Unsurprisingly, death sentences were returned, and the defendants were set to hang. But the Supreme Court intervened. Civilians could not be subjected to military justice while the civil courts were open, the Court said. The Constitution "is a law for rulers and people, equally in war and in peace."
Eighty years later, new ad hoc commissions were convened to try Nazi saboteurs who had landed on the beaches of Florida and Long Island in the summer of 1942. The reason this time was not that convictions could not be had in federal courts. There was plenty of evidence against the saboteurs, including the testimony of two who had gone to the FBI and exposed the plot. Instead, the reason was that President Franklin Roosevelt wanted the death penalty, and the saboteurs had done nothing that would justify it under federal law.
These World War II commissions are the direct forerunners of the Bush commissions. The Bush executive order creating commissions to try terrorism suspects tracks the language of FDR's very closely.
The Supreme Court reviewed FDR's use of commissions, and it upheld them. It did so in part, perhaps, because then-Attorney General Francis Biddle had conveyed to the Justices FDR's intent to execute the saboteurs no matter how the Court ruled, and in part because the Justices wanted to support the war effort. Experts at the time, and most scholars now, think the Court's decision was wrong. It was at least partially repudiated by the 2006 decision in Hamdan v. Rumsfeld, holding that the President could not create commissions contrary to the rules set out by Congress.
Ad hoc commissions used to obtain convictions or punishments that could not be won in federal court, have, in short, been sorry chapters in our history. Why would Obama want to bring them back? The most likely answer is that, having reviewed the available information, he believes that among the Guantanamo detainees are men who are too dangerous to release, but who could not be convicted in federal court, probably because of federal rules governing hearsay evidence. If that is the answer, though, the revival of the military commissions is a terrible mistake.
Military commissions have proven ineffective as an alternate means of detaining people. The Bush administration ran a system so slanted towards conviction that some prosecutors resigned in protest.
It managed to win a six-month sentence for Osama bin Laden's driver and a plea bargain entailing immediate release from Guantanamo for an itinerant kangaroo skinner. It is hard to imagine that Obama's reconstituted commissions will do any better.
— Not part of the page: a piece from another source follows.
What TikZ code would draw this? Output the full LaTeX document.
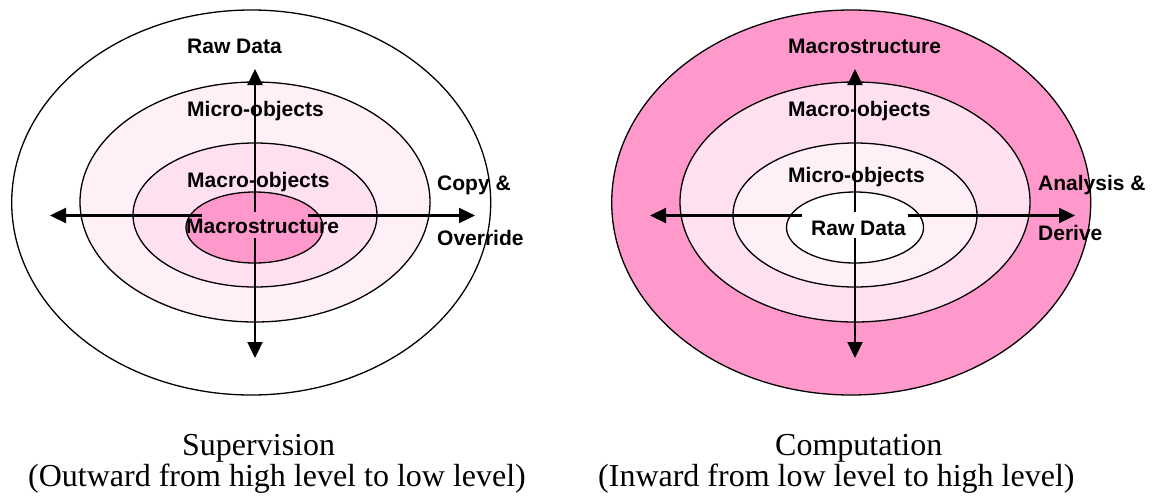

But there is a more serious problem with this use of military commissions. We have our rules of criminal procedure for good reasons.
Some people whose guilt seems sure turn out to be innocent, and this is especially true for the worst of the worst. (That is who we brought to Guantanamo, remember-and the Bush administration let over 500 go, realizing they were not who we thought.) Perhaps more deeply, a willingness to set aside established rules when they become inconvenient says something about us as a people.
It is one of the proudest principles of American justice that we do not change our system for people accused of particularly heinous crimes. Child abusers, serial killers, and traitors all get the same procedural protections as the garden-variety bank robber. (Traitors, in fact, get a bit more. The Constitution provides that no one shall be convicted of treason except on the testimony of two witnesses or confession in open court.)
Bending the rules to punish people we especially dislike is simply impossible to justify.
And in fact, punishment is not our aim. The goal with people deemed too dangerous to release is not to punish them for things they have done in the past but to prevent them from doing bad things in the future. There are laws that allow preventive detention for dangerous criminals, and incapacitation is of course the justification for holding prisoners of war.
If we need a regime of preventive detention for terrorism suspects, we should be discussing that possibility and exploring options. We should not be using ad hoc commissions as a substitute.